** BEGIN Data section **

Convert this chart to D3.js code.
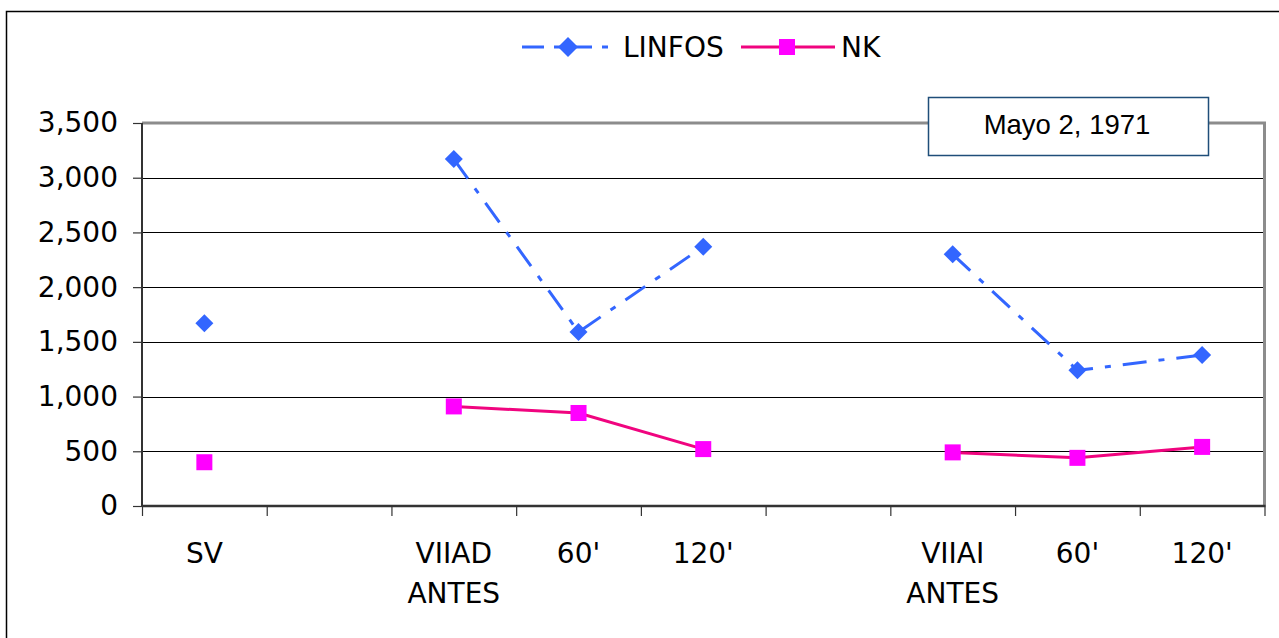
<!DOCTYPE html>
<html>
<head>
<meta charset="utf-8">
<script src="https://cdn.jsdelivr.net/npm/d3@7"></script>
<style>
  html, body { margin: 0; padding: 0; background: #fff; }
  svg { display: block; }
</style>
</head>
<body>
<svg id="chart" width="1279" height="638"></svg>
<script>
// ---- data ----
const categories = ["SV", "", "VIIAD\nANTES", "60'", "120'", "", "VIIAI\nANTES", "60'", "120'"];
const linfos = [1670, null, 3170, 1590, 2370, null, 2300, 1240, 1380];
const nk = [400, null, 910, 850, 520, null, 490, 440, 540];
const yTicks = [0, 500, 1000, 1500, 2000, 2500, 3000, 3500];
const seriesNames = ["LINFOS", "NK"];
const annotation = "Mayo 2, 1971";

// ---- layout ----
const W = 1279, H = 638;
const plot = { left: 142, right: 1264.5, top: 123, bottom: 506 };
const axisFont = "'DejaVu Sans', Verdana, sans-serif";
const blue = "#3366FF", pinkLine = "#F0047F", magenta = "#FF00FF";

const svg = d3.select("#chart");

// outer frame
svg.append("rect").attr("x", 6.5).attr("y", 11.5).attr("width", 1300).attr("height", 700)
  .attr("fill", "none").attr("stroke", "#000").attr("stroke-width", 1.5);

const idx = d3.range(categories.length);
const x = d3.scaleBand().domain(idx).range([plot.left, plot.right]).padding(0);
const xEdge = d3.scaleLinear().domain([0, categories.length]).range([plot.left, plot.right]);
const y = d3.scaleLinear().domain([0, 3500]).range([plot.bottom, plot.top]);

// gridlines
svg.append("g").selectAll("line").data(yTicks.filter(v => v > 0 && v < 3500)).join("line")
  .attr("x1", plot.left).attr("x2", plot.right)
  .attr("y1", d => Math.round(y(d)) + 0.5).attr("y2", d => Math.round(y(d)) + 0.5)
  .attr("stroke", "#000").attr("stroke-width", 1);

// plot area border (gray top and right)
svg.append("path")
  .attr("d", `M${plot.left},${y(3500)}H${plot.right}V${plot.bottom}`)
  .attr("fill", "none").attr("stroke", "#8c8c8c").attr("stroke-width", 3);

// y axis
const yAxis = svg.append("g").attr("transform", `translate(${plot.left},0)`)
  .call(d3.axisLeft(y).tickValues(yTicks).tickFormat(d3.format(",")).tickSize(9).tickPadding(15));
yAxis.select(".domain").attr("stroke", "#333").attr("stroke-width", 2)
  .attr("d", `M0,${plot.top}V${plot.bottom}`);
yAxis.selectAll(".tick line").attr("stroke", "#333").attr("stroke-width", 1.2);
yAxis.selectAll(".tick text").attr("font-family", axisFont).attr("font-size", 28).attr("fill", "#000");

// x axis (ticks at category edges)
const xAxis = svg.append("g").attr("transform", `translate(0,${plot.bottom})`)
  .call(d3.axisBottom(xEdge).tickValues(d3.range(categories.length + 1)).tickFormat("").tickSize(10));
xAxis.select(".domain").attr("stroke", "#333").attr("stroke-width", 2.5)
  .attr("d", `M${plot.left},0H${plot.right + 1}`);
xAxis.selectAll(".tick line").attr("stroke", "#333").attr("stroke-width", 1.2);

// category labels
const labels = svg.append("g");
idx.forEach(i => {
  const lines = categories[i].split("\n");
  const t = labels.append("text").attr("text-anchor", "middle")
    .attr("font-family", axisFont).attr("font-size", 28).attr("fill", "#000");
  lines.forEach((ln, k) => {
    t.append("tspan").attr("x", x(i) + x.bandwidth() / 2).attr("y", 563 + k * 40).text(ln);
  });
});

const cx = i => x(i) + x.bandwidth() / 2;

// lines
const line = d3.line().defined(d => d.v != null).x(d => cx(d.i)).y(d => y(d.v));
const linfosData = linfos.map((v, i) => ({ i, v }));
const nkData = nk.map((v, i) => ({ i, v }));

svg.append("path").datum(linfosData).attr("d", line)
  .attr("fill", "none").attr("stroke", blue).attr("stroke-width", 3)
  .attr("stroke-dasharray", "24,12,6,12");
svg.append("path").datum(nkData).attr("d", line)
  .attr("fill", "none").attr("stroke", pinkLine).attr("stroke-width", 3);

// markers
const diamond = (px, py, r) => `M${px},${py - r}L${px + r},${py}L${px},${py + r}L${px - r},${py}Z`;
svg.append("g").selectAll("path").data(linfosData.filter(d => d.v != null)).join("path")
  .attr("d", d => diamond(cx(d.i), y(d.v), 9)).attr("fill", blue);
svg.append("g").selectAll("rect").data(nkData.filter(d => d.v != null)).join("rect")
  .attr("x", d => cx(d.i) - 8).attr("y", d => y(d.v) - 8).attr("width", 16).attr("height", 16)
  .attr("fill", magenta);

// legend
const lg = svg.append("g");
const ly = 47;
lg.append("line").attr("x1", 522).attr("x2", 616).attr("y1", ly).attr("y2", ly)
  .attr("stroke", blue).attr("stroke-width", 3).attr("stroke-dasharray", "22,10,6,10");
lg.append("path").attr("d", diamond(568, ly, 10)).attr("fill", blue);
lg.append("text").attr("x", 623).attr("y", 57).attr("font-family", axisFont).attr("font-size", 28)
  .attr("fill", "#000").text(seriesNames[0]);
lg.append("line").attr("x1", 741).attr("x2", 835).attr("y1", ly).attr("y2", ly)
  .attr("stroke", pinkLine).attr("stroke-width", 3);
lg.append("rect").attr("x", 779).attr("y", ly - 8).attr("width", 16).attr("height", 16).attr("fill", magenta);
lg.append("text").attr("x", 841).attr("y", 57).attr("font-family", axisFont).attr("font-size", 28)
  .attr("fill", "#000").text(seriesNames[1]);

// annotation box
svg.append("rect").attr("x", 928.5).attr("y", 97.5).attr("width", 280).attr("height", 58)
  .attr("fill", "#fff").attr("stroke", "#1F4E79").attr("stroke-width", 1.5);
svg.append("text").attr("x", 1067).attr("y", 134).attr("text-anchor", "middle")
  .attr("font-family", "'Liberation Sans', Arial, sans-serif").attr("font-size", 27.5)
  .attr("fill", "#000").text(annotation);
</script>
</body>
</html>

** END Data section **
** BEGIN Data section **

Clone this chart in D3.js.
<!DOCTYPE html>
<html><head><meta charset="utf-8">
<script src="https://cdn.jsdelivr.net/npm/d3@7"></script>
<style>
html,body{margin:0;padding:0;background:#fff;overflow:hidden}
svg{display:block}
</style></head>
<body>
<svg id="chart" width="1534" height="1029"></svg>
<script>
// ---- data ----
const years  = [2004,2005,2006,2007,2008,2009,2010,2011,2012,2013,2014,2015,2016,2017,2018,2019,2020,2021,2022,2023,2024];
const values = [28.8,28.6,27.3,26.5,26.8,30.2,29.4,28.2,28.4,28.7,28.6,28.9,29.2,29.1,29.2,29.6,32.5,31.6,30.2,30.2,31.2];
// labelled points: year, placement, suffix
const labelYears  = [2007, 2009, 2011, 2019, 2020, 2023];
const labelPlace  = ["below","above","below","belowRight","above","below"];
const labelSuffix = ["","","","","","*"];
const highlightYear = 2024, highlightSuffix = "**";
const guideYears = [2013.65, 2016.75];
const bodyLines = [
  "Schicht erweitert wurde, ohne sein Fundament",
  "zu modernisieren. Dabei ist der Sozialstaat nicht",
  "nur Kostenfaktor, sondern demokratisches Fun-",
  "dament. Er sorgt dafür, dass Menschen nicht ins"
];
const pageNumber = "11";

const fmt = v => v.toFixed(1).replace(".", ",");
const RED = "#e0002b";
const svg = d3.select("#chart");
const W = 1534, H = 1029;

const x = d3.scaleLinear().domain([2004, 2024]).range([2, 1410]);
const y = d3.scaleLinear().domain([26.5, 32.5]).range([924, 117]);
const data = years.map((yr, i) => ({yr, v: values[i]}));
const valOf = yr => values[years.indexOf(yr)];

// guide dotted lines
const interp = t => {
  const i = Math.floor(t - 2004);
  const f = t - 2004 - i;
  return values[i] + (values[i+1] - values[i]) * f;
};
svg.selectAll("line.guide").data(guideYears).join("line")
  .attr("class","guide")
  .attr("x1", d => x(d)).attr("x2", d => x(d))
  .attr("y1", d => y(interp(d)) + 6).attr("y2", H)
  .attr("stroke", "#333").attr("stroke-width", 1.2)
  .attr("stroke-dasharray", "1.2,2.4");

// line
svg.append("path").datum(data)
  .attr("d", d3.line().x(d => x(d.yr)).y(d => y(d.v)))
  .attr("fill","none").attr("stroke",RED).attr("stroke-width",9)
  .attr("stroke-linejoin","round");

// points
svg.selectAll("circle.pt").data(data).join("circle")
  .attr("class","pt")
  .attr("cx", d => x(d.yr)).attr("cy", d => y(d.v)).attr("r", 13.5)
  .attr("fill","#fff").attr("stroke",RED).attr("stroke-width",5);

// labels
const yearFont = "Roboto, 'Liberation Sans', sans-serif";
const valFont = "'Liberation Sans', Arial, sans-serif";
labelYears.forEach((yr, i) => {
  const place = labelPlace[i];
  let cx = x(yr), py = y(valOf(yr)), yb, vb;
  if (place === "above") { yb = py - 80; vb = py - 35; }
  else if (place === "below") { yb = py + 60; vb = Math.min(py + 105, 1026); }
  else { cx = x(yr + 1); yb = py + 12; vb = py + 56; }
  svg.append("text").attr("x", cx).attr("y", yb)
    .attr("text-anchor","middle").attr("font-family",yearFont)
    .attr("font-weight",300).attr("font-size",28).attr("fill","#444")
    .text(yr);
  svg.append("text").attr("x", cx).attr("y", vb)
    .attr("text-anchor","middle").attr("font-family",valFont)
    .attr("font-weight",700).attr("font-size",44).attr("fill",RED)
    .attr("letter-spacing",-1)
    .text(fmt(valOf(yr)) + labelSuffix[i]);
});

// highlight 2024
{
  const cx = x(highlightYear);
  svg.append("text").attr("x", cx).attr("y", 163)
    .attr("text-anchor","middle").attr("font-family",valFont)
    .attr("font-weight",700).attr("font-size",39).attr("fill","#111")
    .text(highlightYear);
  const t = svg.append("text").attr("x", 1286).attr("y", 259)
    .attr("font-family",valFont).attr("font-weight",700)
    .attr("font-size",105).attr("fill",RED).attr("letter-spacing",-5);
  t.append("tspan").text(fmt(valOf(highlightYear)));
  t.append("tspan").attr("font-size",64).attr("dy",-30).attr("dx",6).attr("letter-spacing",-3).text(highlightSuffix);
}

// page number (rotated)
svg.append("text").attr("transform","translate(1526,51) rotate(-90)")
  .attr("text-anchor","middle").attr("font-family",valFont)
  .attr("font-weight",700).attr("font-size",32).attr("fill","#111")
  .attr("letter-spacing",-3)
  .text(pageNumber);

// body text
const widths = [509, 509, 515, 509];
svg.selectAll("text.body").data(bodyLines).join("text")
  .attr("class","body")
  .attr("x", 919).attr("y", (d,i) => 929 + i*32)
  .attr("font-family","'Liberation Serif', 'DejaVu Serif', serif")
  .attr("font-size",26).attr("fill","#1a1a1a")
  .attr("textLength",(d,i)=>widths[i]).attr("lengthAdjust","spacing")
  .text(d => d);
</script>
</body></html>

** END Data section **

What needs to be done ::
Calculate how many lines of the material include the string "chart", and state that number by itself.

Task solution ::
6